The mighty @melancon , @Jason_Vallet and I are at Hacking Health Bordeaux, working away with a fantastic team of generous hackers. Yesterday we re-exported the data, including @Amelia 's annotations (careful! only a very partial coding so far), and Guy built a rough visualization of the whole people-to-content-to-codes network:
Zooming in, you see:
Beautiful… but overwhelming.
So here is what happens.
- Jason is already quite advanced in building a navigation interface. The idea is this: you start from a graph representation, and then you follow the various links, from ethno code to people and their content. For example: start with a code you are interested in, say "refugees", and see other codes it might be connected to, for example "France". Click on the edge between "refugees" and "France" to find content that is coded with both codes, like @Alex_Levene 's beautiful posts on The Jungle.
- The problem we are facing is how to filter this mass of information so that the (human) analyst is not sidetracked into relatively unimportant things (unless she wants to be). So we have to come up at filtering techniques.
- We decided the right place to start is the code-to-code graph. But that is also overwhelming: even this early in the study, Amelia identified 460 tags, connected by 5,116 co-occurrence edges. And back to the question above: how to filter it?
Below you can see our first shot. The scatterplot shows co-occurrences of ethno codes. On the x-axis, we have the number of co-occurrences (edge force); on the y-axis, we have the number of different users who authored contributions that host that co-occurrence.
Example. Suppose the co-occurrence of “refugees” and “France” has x = 5 and y = 3. This means that in opencare there are 5 posts or comments, authored by 3 different users, that have both the “refugees” and the “France” tags.
We used the scatterplot to reduce the code-code graph, selecting only the codes that co-occur at least twice, by at least two different users. This is now much more readable: 180 codes, with 678 edges. We plotted it below:
At this point, you can start to explore the graph. It’s quite a beautiful experience.

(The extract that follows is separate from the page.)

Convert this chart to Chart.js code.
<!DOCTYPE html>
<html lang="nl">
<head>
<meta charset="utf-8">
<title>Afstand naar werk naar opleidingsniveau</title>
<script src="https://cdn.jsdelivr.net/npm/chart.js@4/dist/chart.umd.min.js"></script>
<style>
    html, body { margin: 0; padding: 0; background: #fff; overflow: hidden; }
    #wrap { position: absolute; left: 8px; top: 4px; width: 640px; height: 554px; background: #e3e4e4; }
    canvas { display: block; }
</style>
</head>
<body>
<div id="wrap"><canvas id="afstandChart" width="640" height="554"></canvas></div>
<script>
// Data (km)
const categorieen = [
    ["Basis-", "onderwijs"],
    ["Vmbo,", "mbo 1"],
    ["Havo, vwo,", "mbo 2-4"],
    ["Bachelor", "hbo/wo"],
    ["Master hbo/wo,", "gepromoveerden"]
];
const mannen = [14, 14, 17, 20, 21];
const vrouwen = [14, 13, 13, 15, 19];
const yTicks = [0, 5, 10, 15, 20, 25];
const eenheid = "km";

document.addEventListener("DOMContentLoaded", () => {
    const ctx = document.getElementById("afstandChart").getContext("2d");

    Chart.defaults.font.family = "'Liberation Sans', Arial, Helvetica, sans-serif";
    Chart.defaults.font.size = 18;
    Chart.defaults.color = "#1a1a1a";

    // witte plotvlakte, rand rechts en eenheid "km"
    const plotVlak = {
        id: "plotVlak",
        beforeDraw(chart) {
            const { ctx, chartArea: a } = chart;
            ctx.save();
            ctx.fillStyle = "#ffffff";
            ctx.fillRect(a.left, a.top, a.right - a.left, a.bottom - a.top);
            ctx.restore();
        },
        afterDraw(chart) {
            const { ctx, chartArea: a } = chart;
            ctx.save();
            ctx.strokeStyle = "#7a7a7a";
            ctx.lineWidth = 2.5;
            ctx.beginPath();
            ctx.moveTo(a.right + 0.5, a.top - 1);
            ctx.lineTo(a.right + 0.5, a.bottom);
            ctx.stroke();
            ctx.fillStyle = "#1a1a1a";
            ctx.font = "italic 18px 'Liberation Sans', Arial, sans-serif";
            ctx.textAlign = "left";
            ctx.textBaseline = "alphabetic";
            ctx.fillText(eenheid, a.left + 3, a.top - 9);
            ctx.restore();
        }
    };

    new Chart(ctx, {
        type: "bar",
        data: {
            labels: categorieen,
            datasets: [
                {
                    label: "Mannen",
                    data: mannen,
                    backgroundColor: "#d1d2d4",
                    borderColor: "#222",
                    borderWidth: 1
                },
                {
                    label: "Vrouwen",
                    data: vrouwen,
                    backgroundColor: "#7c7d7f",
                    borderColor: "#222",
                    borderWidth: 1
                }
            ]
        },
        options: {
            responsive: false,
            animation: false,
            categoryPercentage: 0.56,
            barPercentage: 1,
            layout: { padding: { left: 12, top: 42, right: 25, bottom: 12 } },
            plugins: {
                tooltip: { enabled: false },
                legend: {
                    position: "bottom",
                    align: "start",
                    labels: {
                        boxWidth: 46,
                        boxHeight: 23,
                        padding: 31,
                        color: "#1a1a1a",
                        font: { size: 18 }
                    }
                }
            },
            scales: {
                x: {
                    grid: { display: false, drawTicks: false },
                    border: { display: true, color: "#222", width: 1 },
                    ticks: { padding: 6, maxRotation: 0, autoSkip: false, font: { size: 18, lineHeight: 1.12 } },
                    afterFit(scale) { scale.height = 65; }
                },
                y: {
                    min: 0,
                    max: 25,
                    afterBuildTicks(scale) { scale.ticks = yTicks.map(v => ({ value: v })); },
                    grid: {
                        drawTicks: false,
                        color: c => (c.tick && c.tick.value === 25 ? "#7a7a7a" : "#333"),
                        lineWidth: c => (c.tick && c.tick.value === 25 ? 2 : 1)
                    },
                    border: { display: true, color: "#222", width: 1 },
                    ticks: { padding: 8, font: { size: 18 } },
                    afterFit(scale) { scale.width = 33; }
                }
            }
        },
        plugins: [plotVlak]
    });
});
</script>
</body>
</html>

I see it as exploring someone’s association pattern, except “someone” is not an individual, but the whole opencare community. It’s, well collective intelligence!

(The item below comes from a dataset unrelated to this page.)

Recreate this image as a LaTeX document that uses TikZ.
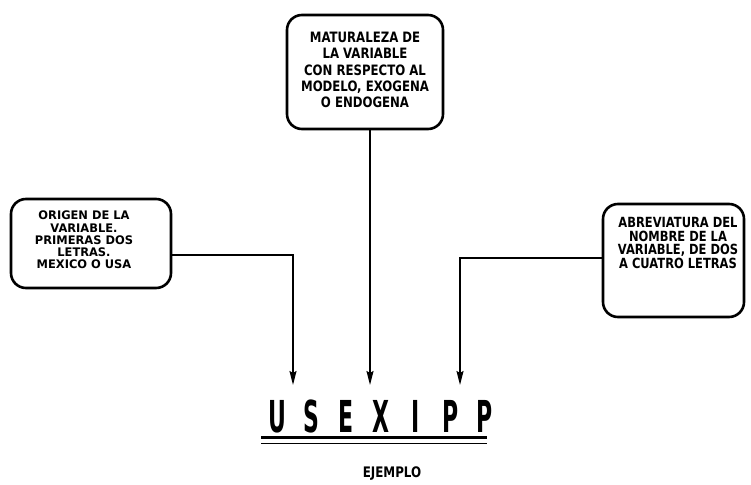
\documentclass[tikz,border=0pt]{standalone}
\usepackage{fontspec}
\usetikzlibrary{arrows.meta}
\newfontfamily\labfont[FakeStretch=0.82]{DejaVu Sans}
\newfontfamily\widefont[FakeStretch=0.97]{DejaVu Sans}
\newfontfamily\bigfont[FakeStretch=0.5]{DejaVu Sans}
\begin{document}
\begin{tikzpicture}[x=1pt,y=-1pt,
  boxtext/.style={align=center,inner sep=0pt,font=\labfont\bfseries},
  arr/.style={line width=1.6pt,-{Stealth[length=14pt,width=7pt,inset=2pt]}}]
\useasboundingbox (0,0) rectangle (751,484);
% boxes
\draw[line width=2.6pt,rounded corners=15pt] (287,15) rectangle (443,129);
\node[boxtext,font=\labfont\bfseries\fontsize{14.3}{16.3}\selectfont] (toptext) at (365,70)
  {MATURALEZA DE\\LA VARIABLE\\CON RESPECTO AL\\MODELO, EXOGENA\\O ENDOGENA};
\draw[line width=2.6pt,rounded corners=15pt] (11,199) rectangle (171,288);
\node[boxtext,font=\widefont\bfseries\fontsize{11.8}{12.2}\selectfont] (lefttext) at (84,240)
  {ORIGEN DE LA\\VARIABLE.\\PRIMERAS DOS\\LETRAS.\\MEXICO O USA};
\draw[line width=2.6pt,rounded corners=15pt] (603,204) rectangle (744,317);
\node[boxtext,font=\labfont\bfseries\fontsize{14}{13.5}\selectfont] (righttext) at (678,243)
  {ABREVIATURA DEL\\NOMBRE DE LA\\VARIABLE, DE DOS\\A CUATRO LETRAS};
% connector points
\coordinate (lb) at (171,255);
\coordinate (lc) at (293,255);
\coordinate (la) at (293,385);
\coordinate (tb) at (370,129);
\coordinate (ta) at (370,385);
\coordinate (rb) at (603,258);
\coordinate (rc) at (460,258);
\coordinate (ra) at (460,385);
\draw[arr] (lb) -- (lc) -- (la);
\draw[arr] (tb) -- (ta);
\draw[arr] (rb) -- (rc) -- (ra);
% code
\node[inner sep=0pt,font=\bigfont\bfseries\fontsize{44}{44}\selectfont] (code) at (381,416)
  {\makebox[27pt]{U} \makebox[27pt]{S} \makebox[27pt]{E} \makebox[27pt]{X} \makebox[27pt]{I} \makebox[27pt]{P} \makebox[27pt]{P}};
\coordinate (ul1) at (261,437.5);
\coordinate (ur1) at (487,437.5);
\coordinate (ul2) at (261,443.5);
\coordinate (ur2) at (487,443.5);
\draw[line width=2.6pt] (ul1) -- (ur1);
\draw[line width=1.6pt] (ul2) -- (ur2);
\node[inner sep=0pt,font=\labfont\bfseries\fontsize{14.5}{14.5}\selectfont] (ej) at (392,474) {EJEMPLO};
\end{tikzpicture}
\end{document}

For example, look at the codes co-occurring with “mental health”:
The community is saying there is a strong connection between migration, trauma and mental health. It is tempting to interpret this as an indication of priority: other things are surely important (eating disorders, for example), but these connections, and not others, are top of mind.
Another example: youth.
Very clear: you see the problems (housing, resource strain, discrimination) and the strategies deployed to face them (creative living arrangements, migration, skill sharing).
We can go much further. In fact, we already are. We can now induce the social network
So, I think we have a very, very promising research methodology on our hand. But we also have questions for Amelia. There are codes we do not understand, like “research-question” and “case-study”. They would make sense as meta-codes, categories of codes, but they are not, they are directly associated to snippets of texts. I guess doing open notebook ethnography, with people like me asking questions even while you still are coding, is more difficult!